Guided by the “pillars of diversity and convenience”, Zone wants onezone to be the go-to guide for where to eat and drink. “It’s not like some of the seasonal media round-ups you might see,” she says. “We’re constantly updating, changing and pointing out the places and people with interesting causes and stories.”
Zone says onezone has a team of “expert curators”, with an “instinct for quality”. She admits that onezone users must take a leap of faith and “trust” her team’s judgements on which venues warrant their billing as the best in their cities, but is confident that those judgements will be proven right. The app also allows users to make suggestions and give feedback, she points out, which she and her team review regularly.
What happens in the event of a user having a negative experience with a onezone-listed venue?

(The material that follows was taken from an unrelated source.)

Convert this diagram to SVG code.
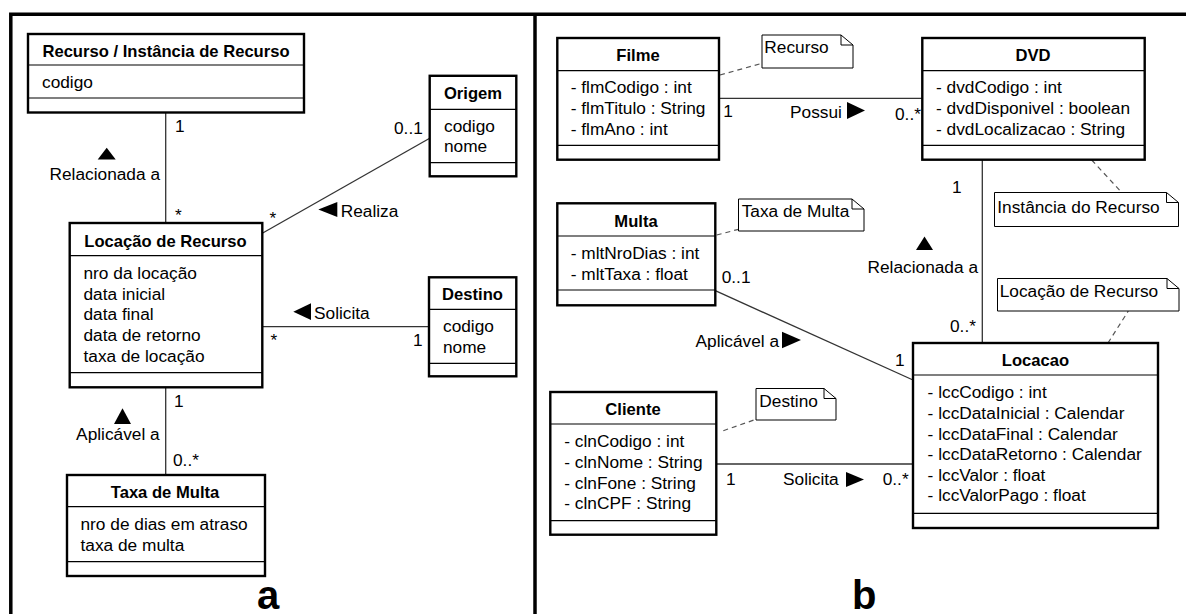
<svg xmlns="http://www.w3.org/2000/svg" width="1186" height="614" viewBox="0 0 1186 614">
  <style>
    .frame{fill:none;stroke:#000;stroke-width:3.5}
    .box{fill:#fff;stroke:#000;stroke-width:2.4}
    .sep{stroke:#000;stroke-width:1.2}
    .t{font-family:"Liberation Sans",Arial,sans-serif;font-size:17.3px;fill:#000}
    .h{font-weight:bold;font-size:16.6px;text-anchor:middle}
    .e{text-anchor:end}
    .edge{fill:none;stroke:#333;stroke-width:1.3}
    .dash{fill:none;stroke:#555;stroke-width:1.2;stroke-dasharray:5 4}
    .note{fill:#fff;stroke:#000;stroke-width:1}
    .fold{fill:none;stroke:#000;stroke-width:1}
    .arr{fill:#000}
    .big{font-family:"Liberation Sans",Arial,sans-serif;font-size:40px;font-weight:bold;fill:#000}
  </style>

  <rect width="1186" height="614" fill="#fff"/>

  <!-- panel frame -->
  <g id="frame">
    <path class="frame" d="M10.8,614 V14.3 H1186"/>
    <path class="frame" d="M535,14.3 V614"/>
  </g>

  <!-- associations and note links -->
  <g id="connectors">
    <!-- panel a -->
    <line class="edge" x1="165.7" y1="112.5" x2="165.7" y2="223"/>
    <line class="edge" x1="262.3" y1="233.3" x2="429.7" y2="138.3"/>
    <line class="edge" x1="262.3" y1="326.7" x2="429" y2="326.7"/>
    <line class="edge" x1="165.7" y1="387.3" x2="165.7" y2="475"/>

    <polygon class="arr" points="106.7,147.7 97.7,159.5 115.7,159.5"/>
    <polygon class="arr" points="318.3,209.5 337.3,202 337.3,217"/>
    <polygon class="arr" points="293.3,311.7 311,303.3 311,320"/>
    <polygon class="arr" points="122.5,408.3 114,424 131,424"/>

    <text class="t" x="175" y="131.5">1</text>
    <text class="t e" x="160" y="180">Relacionada a</text>
    <text class="t" x="175" y="220.5">*</text>
    <text class="t" x="269.5" y="224">*</text>
    <text class="t" x="394" y="134">0..1</text>
    <text class="t" x="340.7" y="216.7">Realiza</text>
    <text class="t" x="314" y="319.3">Solicita</text>
    <text class="t" x="270.5" y="345.5">*</text>
    <text class="t e" x="422.5" y="346">1</text>
    <text class="t" x="174" y="406.7">1</text>
    <text class="t e" x="159.7" y="440">Aplicável a</text>
    <text class="t" x="173" y="466">0..*</text>

    <!-- panel b -->
    <line class="edge" x1="719" y1="98.3" x2="922.3" y2="98.3"/>
    <line class="edge" x1="982.3" y1="159.7" x2="982.3" y2="343"/>
    <line class="edge" x1="715.3" y1="290.7" x2="913" y2="380"/>
    <line class="edge" x1="716.3" y1="464" x2="913" y2="464"/>

    <polygon class="arr" points="865,110.5 847,102 847,119"/>
    <polygon class="arr" points="924.5,236.5 916,250 933,250"/>
    <polygon class="arr" points="801,340 782,331.7 782,348.3"/>
    <polygon class="arr" points="864,479.5 846,472 846,487"/>

    <text class="t" x="723.3" y="117">1</text>
    <text class="t" x="790" y="117.5">Possui</text>
    <text class="t" x="895" y="120">0..*</text>
    <text class="t" x="952" y="193.3">1</text>
    <text class="t e" x="978" y="272.7">Relacionada a</text>
    <text class="t" x="950" y="331.7">0..*</text>
    <text class="t" x="721.7" y="283.3">0..1</text>
    <text class="t" x="695.5" y="346.7">Aplicável a</text>
    <text class="t" x="895" y="365.5">1</text>
    <text class="t" x="726" y="485">1</text>
    <text class="t" x="783" y="485">Solicita</text>
    <text class="t" x="882.7" y="485">0..*</text>

    <line class="dash" x1="720" y1="75" x2="762" y2="63.3"/>
    <line class="dash" x1="716.7" y1="235" x2="738.5" y2="229.3"/>
    <line class="dash" x1="1091.7" y1="160" x2="1121.7" y2="192.5"/>
    <line class="dash" x1="1108" y1="343" x2="1128.3" y2="311"/>
    <line class="dash" x1="723.3" y1="430.7" x2="756" y2="419.3"/>
  </g>

  <!-- panel a classes -->
  <g id="recurso">
    <rect class="box" x="28" y="34" width="276" height="78.5"/>
    <line class="sep" x1="28" y1="65" x2="304" y2="65"/>
    <line class="sep" x1="28" y1="98" x2="304" y2="98"/>
    <text class="t h" x="166" y="57">Recurso / Instância de Recurso</text>
    <text class="t" x="42" y="88">codigo</text>
  </g>

  <g id="origem">
    <rect class="box" x="429.7" y="75.8" width="86.6" height="100.5"/>
    <line class="sep" x1="429.7" y1="109.3" x2="516.3" y2="109.3"/>
    <line class="sep" x1="429.7" y1="162.7" x2="516.3" y2="162.7"/>
    <text class="t h" x="473" y="99.3">Origem</text>
    <text class="t" x="444" y="131.7">codigo</text>
    <text class="t" x="444" y="152.2">nome</text>
  </g>

  <g id="locacao-recurso">
    <rect class="box" x="69.7" y="223" width="192.6" height="164.3"/>
    <line class="sep" x1="69.7" y1="255.7" x2="262.3" y2="255.7"/>
    <line class="sep" x1="69.7" y1="372.7" x2="262.3" y2="372.7"/>
    <text class="t h" x="165.5" y="246.7">Locação de Recurso</text>
    <text class="t" x="83.5" y="279">nro da locação</text>
    <text class="t" x="83.5" y="299.7">data inicial</text>
    <text class="t" x="83.5" y="320.3">data final</text>
    <text class="t" x="83.5" y="341">data de retorno</text>
    <text class="t" x="83.5" y="361.7">taxa de locação</text>
  </g>

  <g id="destino">
    <rect class="box" x="429" y="277.3" width="87.3" height="99"/>
    <line class="sep" x1="429" y1="309.3" x2="516.3" y2="309.3"/>
    <line class="sep" x1="429" y1="363.3" x2="516.3" y2="363.3"/>
    <text class="t h" x="472.5" y="300">Destino</text>
    <text class="t" x="443" y="331.7">codigo</text>
    <text class="t" x="443" y="352.7">nome</text>
  </g>

  <g id="taxa-de-multa">
    <rect class="box" x="67" y="475" width="198" height="101"/>
    <line class="sep" x1="67" y1="506.7" x2="265" y2="506.7"/>
    <line class="sep" x1="67" y1="561.7" x2="265" y2="561.7"/>
    <text class="t h" x="165" y="498.3">Taxa de Multa</text>
    <text class="t" x="80.5" y="530">nro de dias em atraso</text>
    <text class="t" x="80.5" y="550.7">taxa de multa</text>
  </g>

  <text class="big" x="257" y="609">a</text>

  <!-- panel b classes -->
  <g id="filme">
    <rect class="box" x="557.3" y="38" width="161.7" height="121.7"/>
    <line class="sep" x1="557.3" y1="70.7" x2="719" y2="70.7"/>
    <line class="sep" x1="557.3" y1="145.3" x2="719" y2="145.3"/>
    <text class="t h" x="638" y="61">Filme</text>
    <text class="t" x="570.7" y="93.3">- flmCodigo : int</text>
    <text class="t" x="570.7" y="114">- flmTitulo : String</text>
    <text class="t" x="570.7" y="134.7">- flmAno : int</text>
  </g>

  <g id="dvd">
    <rect class="box" x="922.3" y="38" width="222.4" height="121.7"/>
    <line class="sep" x1="922.3" y1="70.7" x2="1144.7" y2="70.7"/>
    <line class="sep" x1="922.3" y1="145.3" x2="1144.7" y2="145.3"/>
    <text class="t h" x="1033" y="61">DVD</text>
    <text class="t" x="936" y="93.3">- dvdCodigo : int</text>
    <text class="t" x="936" y="114">- dvdDisponivel : boolean</text>
    <text class="t" x="936" y="134.7">- dvdLocalizacao : String</text>
  </g>

  <g id="multa">
    <rect class="box" x="557.3" y="203.3" width="158" height="102"/>
    <line class="sep" x1="557.3" y1="236" x2="715.3" y2="236"/>
    <line class="sep" x1="557.3" y1="290" x2="715.3" y2="290"/>
    <text class="t h" x="636" y="227.3">Multa</text>
    <text class="t" x="570.7" y="259.3">- mltNroDias : int</text>
    <text class="t" x="570.7" y="280">- mltTaxa : float</text>
  </g>

  <g id="locacao">
    <rect class="box" x="913" y="343" width="245" height="185"/>
    <line class="sep" x1="913" y1="375" x2="1158" y2="375"/>
    <line class="sep" x1="913" y1="513.3" x2="1158" y2="513.3"/>
    <text class="t h" x="1035.5" y="366">Locacao</text>
    <text class="t" x="927.6" y="398.3">- lccCodigo : int</text>
    <text class="t" x="927.6" y="419">- lccDataInicial : Calendar</text>
    <text class="t" x="927.6" y="439.6">- lccDataFinal : Calendar</text>
    <text class="t" x="927.6" y="460.2">- lccDataRetorno : Calendar</text>
    <text class="t" x="927.6" y="480.8">- lccValor : float</text>
    <text class="t" x="927.6" y="501.4">- lccValorPago : float</text>
  </g>

  <g id="cliente">
    <rect class="box" x="550.3" y="392" width="166" height="142.7"/>
    <line class="sep" x1="550.3" y1="424" x2="716.3" y2="424"/>
    <line class="sep" x1="550.3" y1="520.7" x2="716.3" y2="520.7"/>
    <text class="t h" x="633" y="415">Cliente</text>
    <text class="t" x="564.3" y="447.3">- clnCodigo : int</text>
    <text class="t" x="564.3" y="468">- clnNome : String</text>
    <text class="t" x="564.3" y="488.7">- clnFone : String</text>
    <text class="t" x="564.3" y="509.3">- clnCPF : String</text>
  </g>

  <!-- notes -->
  <g id="note-recurso">
    <path class="note" d="M762,35 H841 L853,45 V68 H762 Z"/>
    <path class="fold" d="M841,35 V45 H853"/>
    <text class="t" x="764.3" y="53.3">Recurso</text>
  </g>

  <g id="note-taxa-de-multa">
    <path class="note" d="M738.5,199 H852 L864,209 V231 H738.5 Z"/>
    <path class="fold" d="M852,199 V209 H864"/>
    <text class="t" x="741.7" y="216.7">Taxa de Multa</text>
  </g>

  <g id="note-instancia">
    <path class="note" d="M994.5,192.5 H1166.5 L1178.5,202.5 V226.5 H994.5 Z"/>
    <path class="fold" d="M1166.5,192.5 V202.5 H1178.5"/>
    <text class="t" x="997.3" y="213.3">Instância do Recurso</text>
  </g>

  <g id="note-locacao">
    <path class="note" d="M997.5,278.5 H1167 L1179,288.5 V311 H997.5 Z"/>
    <path class="fold" d="M1167,278.5 V288.5 H1179"/>
    <text class="t" x="999.7" y="297.3">Locação de Recurso</text>
  </g>

  <g id="note-destino">
    <path class="note" d="M756,388.5 H824 L836,398.5 V420 H756 Z"/>
    <path class="fold" d="M824,388.5 V398.5 H836"/>
    <text class="t" x="759.3" y="406.7">Destino</text>
  </g>

  <text class="big" x="852" y="609">b</text>
</svg>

And what if a onezone-listed venue suddenly did something that misaligned with the core values of the app? “We would review every situation individually,” Zone says. “You can’t guard against someone, somewhere, at some point, perhaps not having the best time. That’s just a natural risk of going out. We’d need to see if there was a trend of this happening at the same place, though. If a company did something that misaligned with our value system, we would remove them from the app. We’ve done it before. If a company fails to meet our standards [for behaviour, social responsibility or inclusive practices] then it’s gone.”
People have a right to be selective
A basic version of onezone is free to use, but users can upgrade to the premium version for £3.99 a month. Premium subscribers can redeem a range of perks, including free dishes and drinks, at many of the onezone venues. Zone points out: “If you redeem one cocktail, you’ve already more than made your money back.”
Nevertheless, it seems curious, particularly within the context of the cost-of-living crisis, that young people would be so willing to sign up for a subscription of advice on where to go out. “People have a finite amount of money,” Zone says. “I don’t think they necessarily see it as paying for the advice but rather paying for peace of mind. People might not be going out as much as they used to, so, when they do, they want to be sure that where they’re going is excellent. People are considered and selective now, rather than taking the risk of getting it wrong.”
A woman with ambition
Six of onezone’s eight staff are women, which Zone says was a conscious decision. As a female “technopreneur” she urges more women to “take the leap” and pursue their ideas.
“Too many women probably doubt themselves,” she says. “I’m looking for women to join our board and it’s hard to find them. I don’t meet that many women in the hospitality sector and technology, which is why I am really keen to spotlight them [on the app]. I am determined to have a strong female team and find those mentors and leaders to show the next generation what is possible.”
Zone says that a lack of precedent can make for nervous investors. “It’s not that I think that they [potential business partners] lack faith in women. It’s more that they just don’t see women [in the tech industry] as often. It is really important that we start to normalise that sight,” she adds.
As an ambitious founder, Zone says her “obsession and passion” are key drivers for the business. “The idea is that you should be able to land in any city in the world and the app will have you covered,” she says. “Amsterdam is our next city. We’re hoping to launch our US operation later this year.”
For Zone, a good 2023 “looks like the scale of the onezone community and the company continuing to drive progression via the curated discovery of independent and minority-owned businesses in cities around the world. We are raising £1.5m in funding to do just that.”